WASHINGTON (Reuters) - President Barack Obama’s choice to spearhead U.S. healthcare reform, Tom Daschle, paid more than $100,000 in back taxes for a three-year period, setting up a potential roadblock to his nomination, documents showed on Friday.
White House press secretary Robert Gibbs said Daschle, a former Senate majority leader, had filed amended tax returns to the Internal Revenue Service and made payments with interest.
A Senate Finance Committee report obtained by Reuters showed Daschle paid $128,203 in back taxes and $11,964 in interest for 2005 to 2007, to cover income for consulting, the use of a car service and lower deductions for charitable contributions.
“He didn’t think to report it to the IRS. He didn’t think of it as taxable income, but it came up during the vetting process,” said a congressional aide, who asked not to be identified.
Gibbs said the president still expected Daschle, a Democrat who represented South Dakota in the Senate, to be confirmed to lead the Health and Human Services Department.
“Senator Daschle brought these issues to the (Senate) Finance Committee’s attention when he submitted his nomination forms and we are confident the Committee is going to schedule a hearing for him very soon and he will be confirmed,” Gibbs said in a statement.
“The President has confidence that Senator Daschle is the right person to lead the fight for health care reform. In preparation for his nomination, Sen. Daschle and his accountant identified some tax issues and fixed them.”
Daschle is not the first high-profile nominee for Obama’s Cabinet to run into trouble with taxes. Treasury Secretary Timothy Geithner’s nomination faced criticism for his late payment of $34,000 in self-employment taxes to the IRS. He was eventually confirmed.
A Senate Finance Committee aide said the committee chairman, Max Baucus, had called a meeting for Monday afternoon to talk about nominations.
Sen. Charles Grassley of Iowa, ranking Republican on the committee, believed all relevant information about a nominee should be made public in order for the confirmation process to go forward in the committee, a spokeswoman said.
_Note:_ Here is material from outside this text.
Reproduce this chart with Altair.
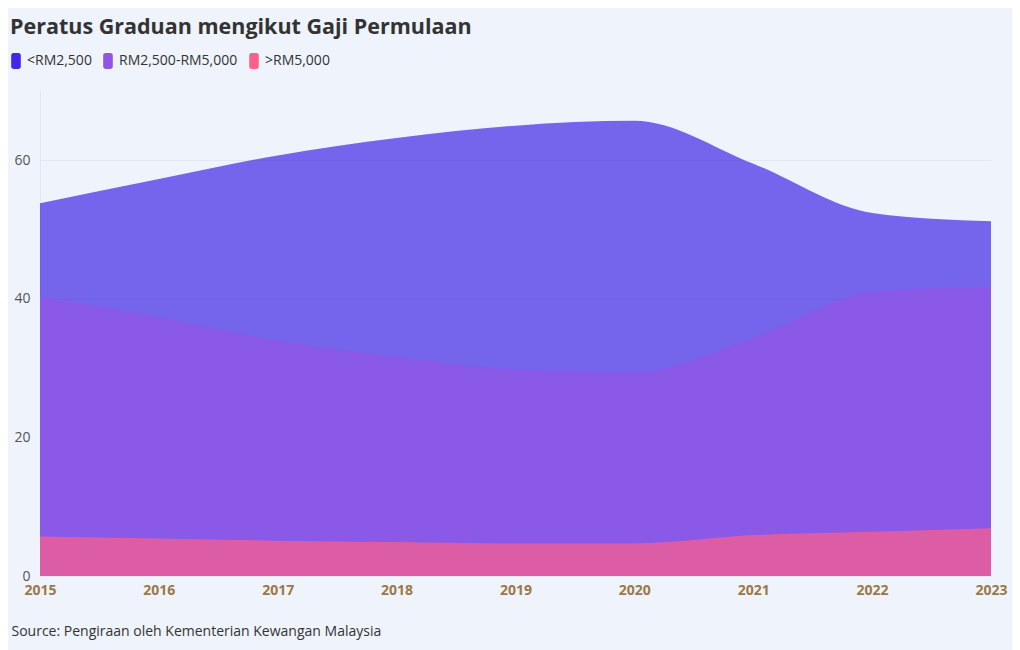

“The public’s business ought to be public, and committee members must weigh all the facts of a nominee’s record,” she said.
The congressional aide said it was premature to predict Daschle’s confirmation.
“I don’t think anyone should make a presumption. Some members might get tired of what they see as a pattern,” the aide said.
The aide said there were also concerns about Daschle’s participation in several trips to Jordan and the Caribbean with a student loan company, EduCap, aboard the nonprofit company’s $31 million private jet.
“There’s a question of whether a nonprofit organization that was charging students an 18 percent interest rate should be spending money on going to Jordan and the Caribbean on a $31 million corporate jet, which costs a lot of money to run as well,” said the aide.
The committee report did not include any details about the EduCap trips, but said staffers were still reviewing whether travel and entertainment services provided by EduCap, the Catherine B. Reynolds Foundation, Academy Achievement and Loan to Learn should be reported as income.
The car services added $73,031 to Daschle’s income in 2005, $89,129 in 2006 and $93,096 in 2007, according to the report.
The amended tax returns also reflected a May 2007 consulting payment of $83,333 — one of 12 monthly payments Daschle received each year from InterMedia Advisors — that was inadvertently left off his IRS Form 1099, said the report.